Given that “progress 8” measures are to be introduced in 2016, now is the ideal time to introduce the national benchmark that I propose, with new accountability measures to assess the progress made by pupils in eight subjects. Attainment at key stage 4 would be compared with what pupils were predicted to achieve when they left primary school aged 11. Under current proposals, pupils who score 29 points in their key stage 2 tests will be expected to achieve eight C grades at GCSE. Schools will be monitored for their ability to improve the level of progress that pupils will make in those eight subjects. That will become the new floor target for all schools, so if pupils make an average of half a grade less progress than expected in their eight subjects, their schools will be judged to be underperforming.

No doubt schools will also be expected to continue formally to monitor and record the performance of free school meals pupils.
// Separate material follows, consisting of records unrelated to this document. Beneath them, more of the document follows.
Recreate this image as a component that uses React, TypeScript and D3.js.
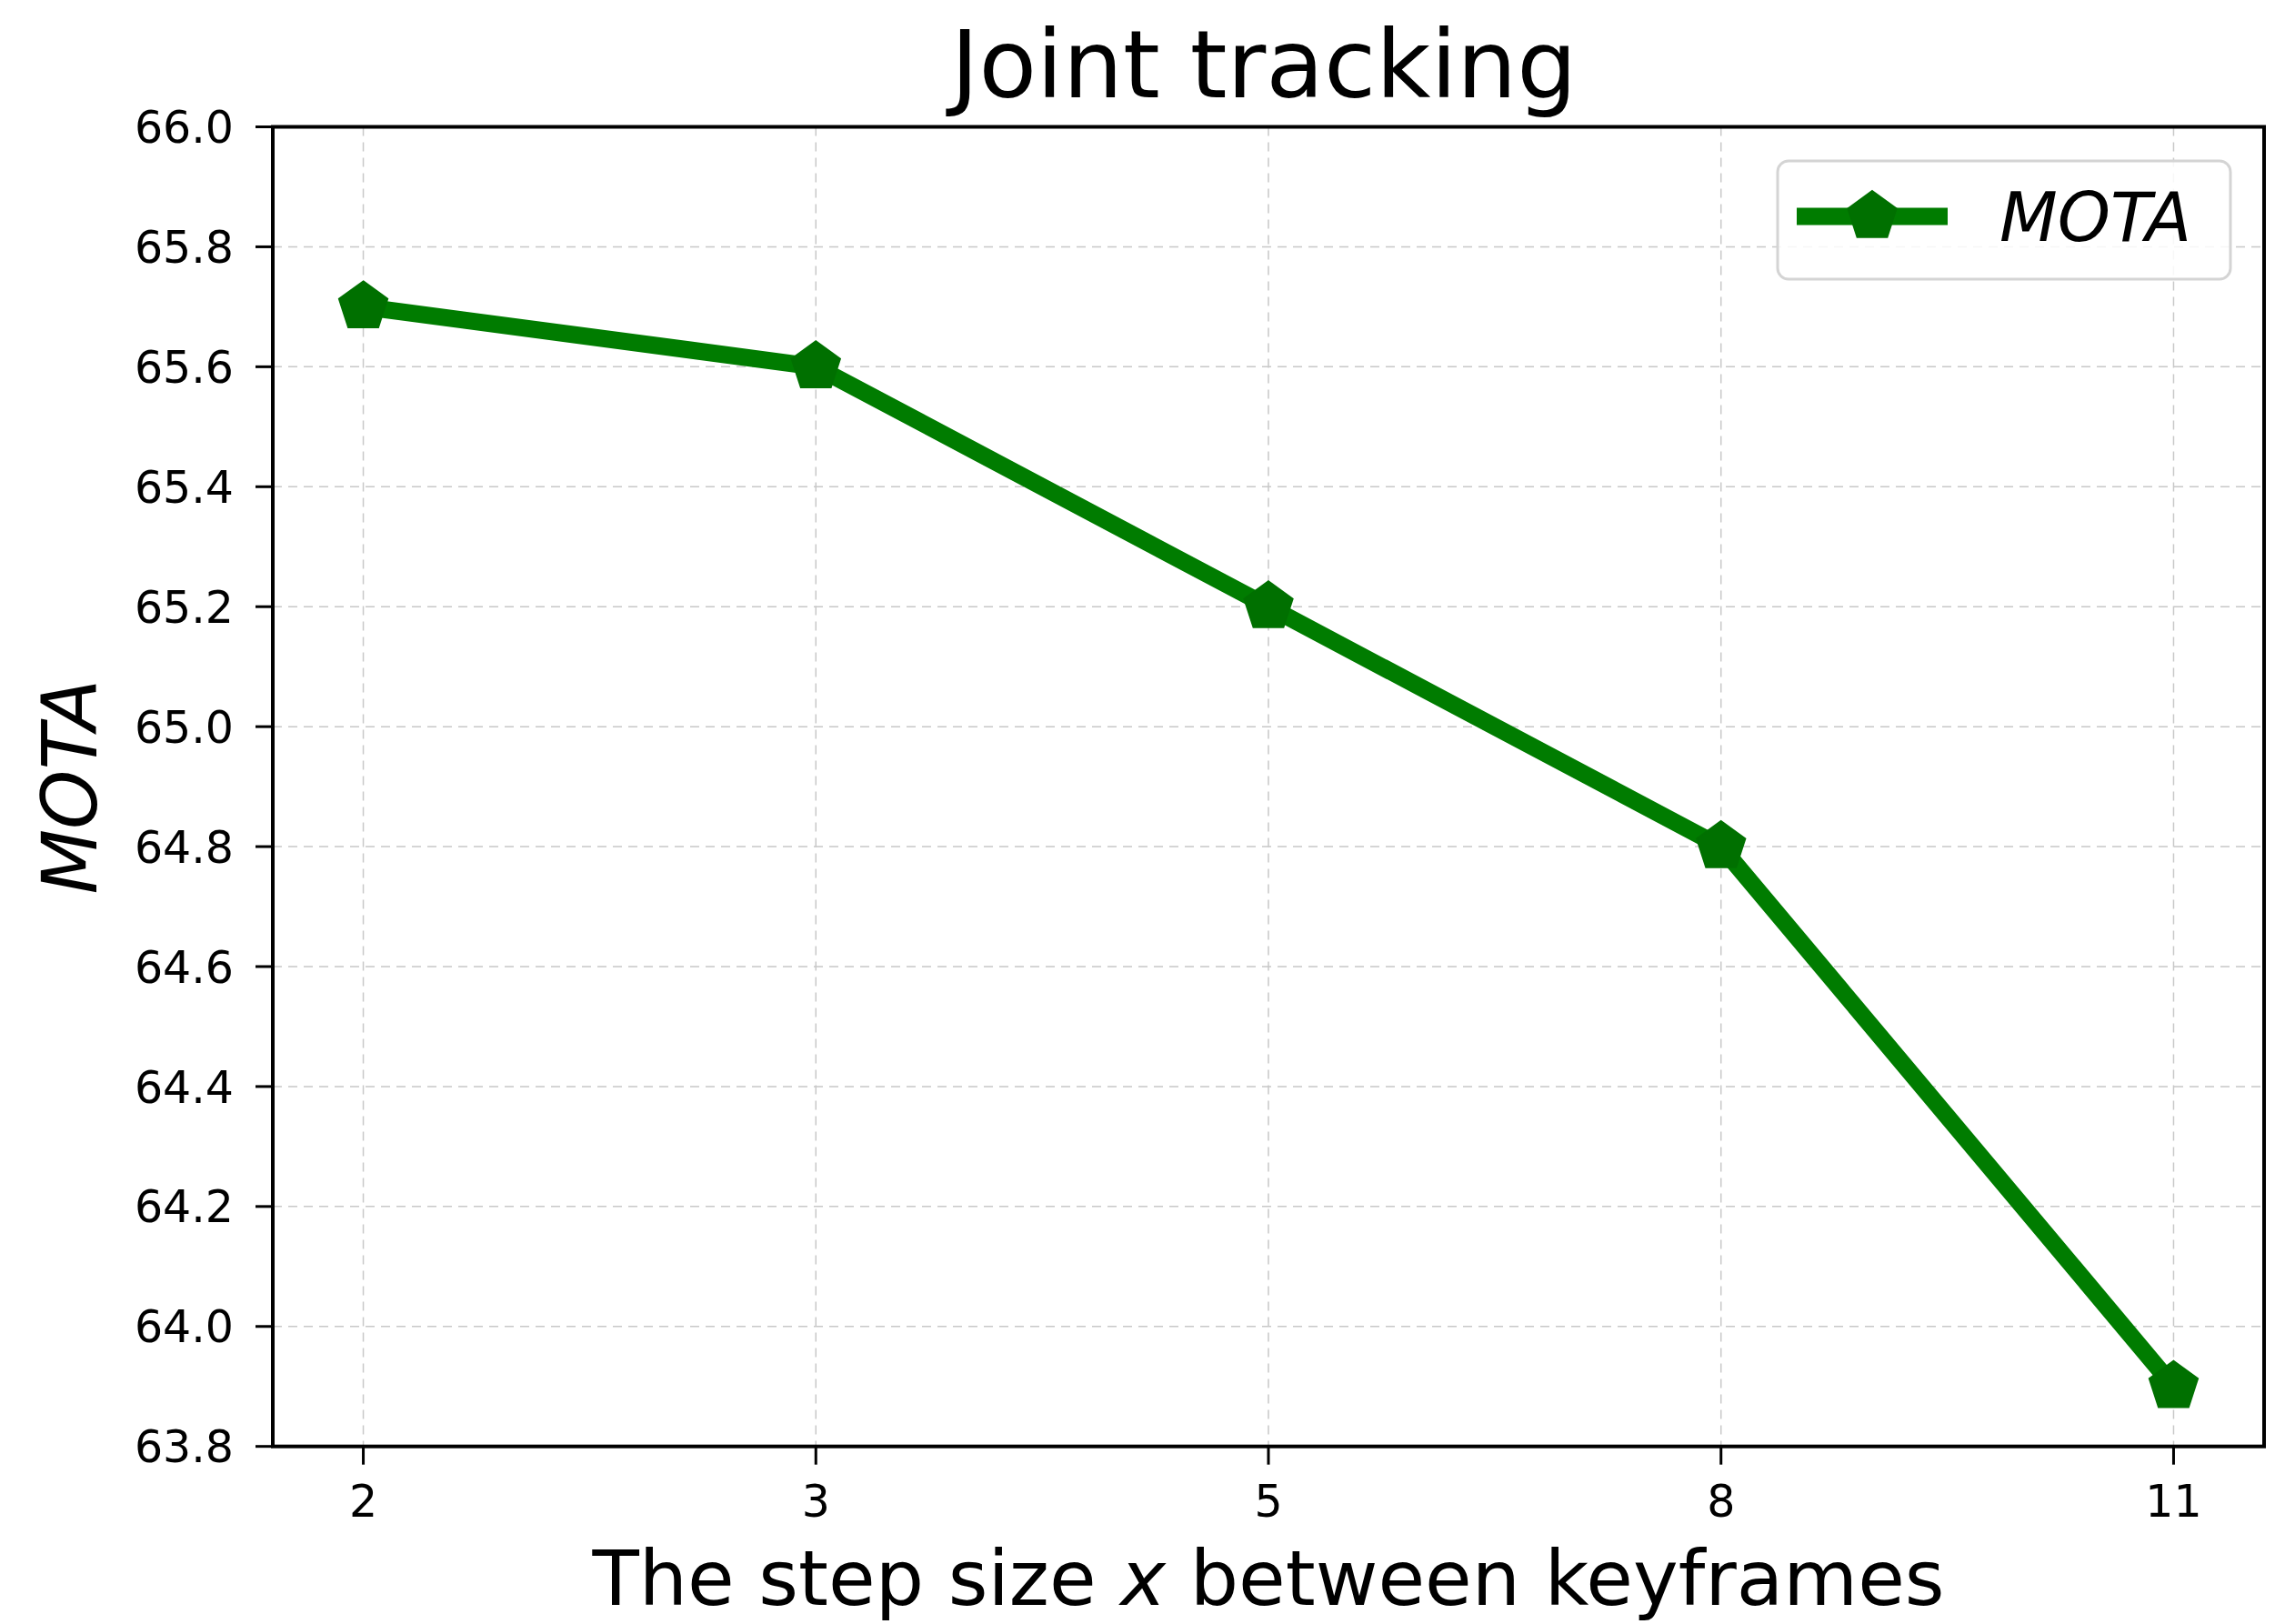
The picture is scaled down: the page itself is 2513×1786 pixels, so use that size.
import React from "react";
import * as d3 from "d3";

const categories = ["2", "3", "5", "8", "11"];
const motaValues = [65.7, 65.6, 65.2, 64.8, 63.9];
const yTicks = [63.8, 64.0, 64.2, 64.4, 64.6, 64.8, 65.0, 65.2, 65.4, 65.6, 65.8, 66.0];
const seriesName = "MOTA";
const titleText = "Joint tracking";

const W = 2513;
const H = 1786;
const L = 300, R = 2490, T = 139.5, B = 1590.7;
const GREEN = "#007c00";
const MARK = "#007000";
const FONT = "'DejaVu Sans', sans-serif";

function pentagon(cx: number, cy: number, r: number) {
  const pts: string[] = [];
  for (let i = 0; i < 5; i++) {
    const a = -Math.PI / 2 + (i * 2 * Math.PI) / 5;
    pts.push(`${cx + r * Math.cos(a)},${cy + r * Math.sin(a)}`);
  }
  return pts.join(" ");
}

export default function App() {
  const x = d3.scaleLinear().domain([-0.2, categories.length - 1 + 0.2]).range([L, R]);
  const y = d3.scaleLinear().domain([63.8, 66.0]).range([B, T]);
  const line = d3
    .line<number>()
    .x((_, i) => x(i))
    .y((d) => y(d));

  return (
    <div style={{ position: "absolute", left: 0, top: 0 }}>
      <svg width={W} height={H} style={{ display: "block", background: "#fff" }}>
        {/* grid */}
        {yTicks.map((t) => (
          <line key={"gy" + t} x1={L} x2={R} y1={y(t)} y2={y(t)} stroke="#c8c8c8" strokeWidth={1.5} strokeDasharray="10,7" />
        ))}
        {categories.map((c, i) => (
          <line key={"gx" + c} x1={x(i)} x2={x(i)} y1={T} y2={B} stroke="#c8c8c8" strokeWidth={1.5} strokeDasharray="10,7" />
        ))}
        {/* series */}
        <path d={line(motaValues) || ""} fill="none" stroke={GREEN} strokeWidth={19} strokeLinejoin="round" />
        {motaValues.map((v, i) => (
          <polygon key={"m" + i} points={pentagon(x(i), y(v), 28)} fill={MARK} stroke={MARK} strokeWidth={2} />
        ))}
        {/* spines */}
        <rect x={L} y={T} width={R - L} height={B - T} fill="none" stroke="#000" strokeWidth={4} />
        {/* y ticks */}
        {yTicks.map((t) => (
          <g key={"ty" + t}>
            <line x1={L - 19} x2={L} y1={y(t)} y2={y(t)} stroke="#000" strokeWidth={3} />
            <text x={L - 43} y={y(t)} dy="0.36em" textAnchor="end" fontFamily={FONT} fontSize={49} fill="#000">
              {t.toFixed(1)}
            </text>
          </g>
        ))}
        {/* x ticks */}
        {categories.map((c, i) => (
          <g key={"tx" + c}>
            <line x1={x(i)} x2={x(i)} y1={B} y2={B + 20} stroke="#000" strokeWidth={3} />
            <text x={x(i)} y={1668} textAnchor="middle" fontFamily={FONT} fontSize={49} fill="#000">
              {c}
            </text>
          </g>
        ))}
        {/* title */}
        <text x={(L + R) / 2 - 5} y={107} textAnchor="middle" fontFamily={FONT} fontSize={104} fill="#000">
          {titleText}
        </text>
        {/* x label */}
        <text x={(L + R) / 2} y={1765} textAnchor="middle" fontFamily={FONT} fontSize={84} fill="#000">
          The step size <tspan fontStyle="italic">x</tspan> between keyframes
        </text>
        {/* y label */}
        <text
          transform={`translate(${106},${(T + B) / 2}) rotate(-90)`}
          textAnchor="middle"
          fontFamily={FONT}
          fontStyle="italic"
          fontSize={83}
          fill="#000"
        >
          {seriesName}
        </text>
        {/* legend */}
        <rect x={1955} y={177} width={498} height={130} rx={12} ry={12} fill="#fff" fillOpacity={0.85} stroke="#d4d4d4" strokeWidth={3} />
        <line x1={1976} x2={2142} y1={238} y2={238} stroke={GREEN} strokeWidth={19} />
        <polygon points={pentagon(2059, 238, 28)} fill={MARK} stroke={MARK} strokeWidth={2} />
        <text x={2199} y={238} dy="0.36em" fontFamily={FONT} fontStyle="italic" fontSize={74} fill="#000">
          {seriesName}
        </text>
      </svg>
    </div>
  );
}
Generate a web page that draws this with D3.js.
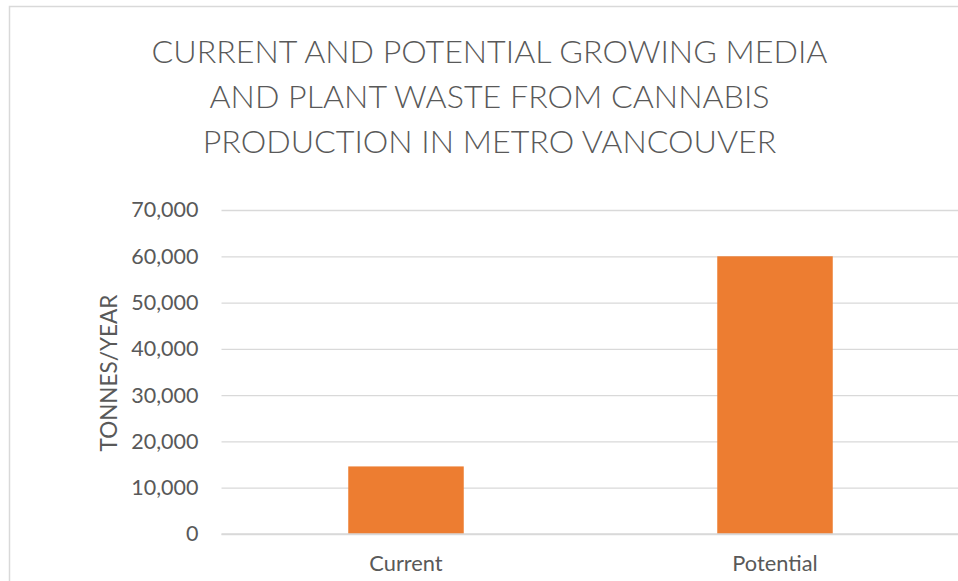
<!DOCTYPE html>
<html>
<head>
<meta charset="utf-8">
<script src="https://cdn.jsdelivr.net/npm/d3@7"></script>
<style>
  html, body { margin: 0; padding: 0; background: #fff; }
  svg { display: block; }
  text { font-family: Lato, "Open Sans", sans-serif; fill: #595959; }
</style>
</head>
<body>
<svg id="chart" width="958" height="581"></svg>
<script>
// Chart data
const categories = ["Current", "Potential"];
const values = [14600, 60000];
const yTicks = [0, 10000, 20000, 30000, 40000, 50000, 60000, 70000];
const titleLines = [
  "CURRENT AND POTENTIAL GROWING MEDIA",
  "AND PLANT WASTE FROM CANNABIS",
  "PRODUCTION IN METRO VANCOUVER"
];
const yTitle = "TONNES/YEAR";

const svg = d3.select("#chart");

// Chart area frame
svg.append("rect")
  .attr("x", 9.5).attr("y", 6.5)
  .attr("width", 1000).attr("height", 1000)
  .attr("fill", "#fff")
  .attr("stroke", "#d9d9d9")
  .attr("stroke-width", 1.5);

// Scales
const x = d3.scaleBand()
  .domain(categories)
  .range([221.5, 959.5])
  .paddingInner(0.687)
  .paddingOuter(0.3435);

const y = d3.scaleLinear()
  .domain([0, 70000])
  .range([534, 210]);

// Title
svg.append("g")
  .selectAll("text")
  .data(titleLines)
  .join("text")
  .attr("x", 489.5)
  .attr("y", (d, i) => 62.7 + i * 45.3)
  .attr("text-anchor", "middle")
  .style("font-size", "32.2px")
  .style("font-weight", 300)
  .text(d => d);

// Gridlines and y tick labels via axis
const yAxis = d3.axisLeft(y)
  .tickValues(yTicks)
  .tickSize(-(960 - 221.5))
  .tickPadding(23)
  .tickFormat(d3.format(","));

const gy = svg.append("g")
  .attr("transform", "translate(221.5,0)")
  .call(yAxis);
gy.select(".domain").remove();
gy.selectAll(".tick line")
  .attr("stroke", "#d9d9d9")
  .attr("stroke-width", 1.3);
gy.selectAll(".tick text")
  .attr("fill", "#595959")
  .style("font-size", "21.5px")
  .style("font-family", "Lato, 'Open Sans', sans-serif");

// Bars
svg.append("g")
  .selectAll("rect")
  .data(categories.map((c, i) => ({ c, v: values[i] })))
  .join("rect")
  .attr("x", d => x(d.c))
  .attr("y", d => y(d.v))
  .attr("width", x.bandwidth())
  .attr("height", d => y(0) - y(d.v))
  .attr("fill", "#ED7D31");

// Category axis line
svg.append("line")
  .attr("x1", 221.5).attr("x2", 960)
  .attr("y1", y(0)).attr("y2", y(0))
  .attr("stroke", "#d9d9d9")
  .attr("stroke-width", 1.5);

// Category labels
const xAxis = d3.axisBottom(x).tickSize(0).tickPadding(22);
const gx = svg.append("g")
  .attr("transform", `translate(0,${y(0)})`)
  .call(xAxis);
gx.select(".domain").remove();
gx.selectAll(".tick text")
  .attr("fill", "#595959")
  .style("font-size", "21.8px")
  .style("font-family", "Lato, 'Open Sans', sans-serif");

// Y axis title
svg.append("text")
  .attr("transform", "translate(117,373) rotate(-90)")
  .attr("text-anchor", "middle")
  .style("font-size", "22.5px")
  .text(yTitle);
</script>
</body>
</html>
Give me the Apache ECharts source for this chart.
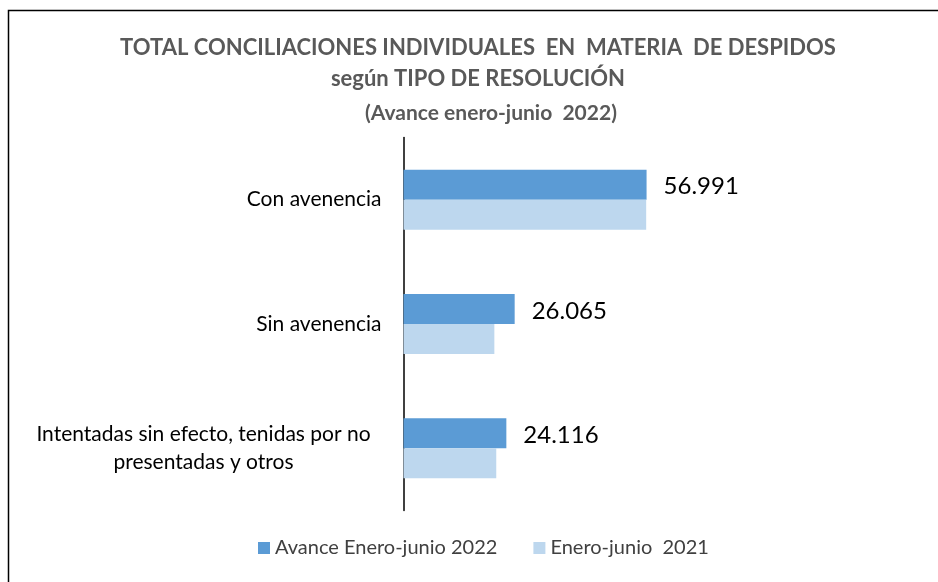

However, I hope that the formal introduction of a new category of pupils—those whom we know from key stage 2 to be at risk of educational disadvantage—will enable us to begin to create a renewed awareness of the causes and consequences of educational failure, and, above all, of the need for early intervention to prevent it from happening in the first place.

Question put and agreed to.

Ordered,

That Chris Skidmore, Mr Robert Buckland, Justin Tomlinson, Andrew Percy and Paul Uppal present the Bill.

Chris Skidmore accordingly presented the Bill.

Bill read the First time; to be read a Second time on Thursday 15 May and to be printed (Bill 204).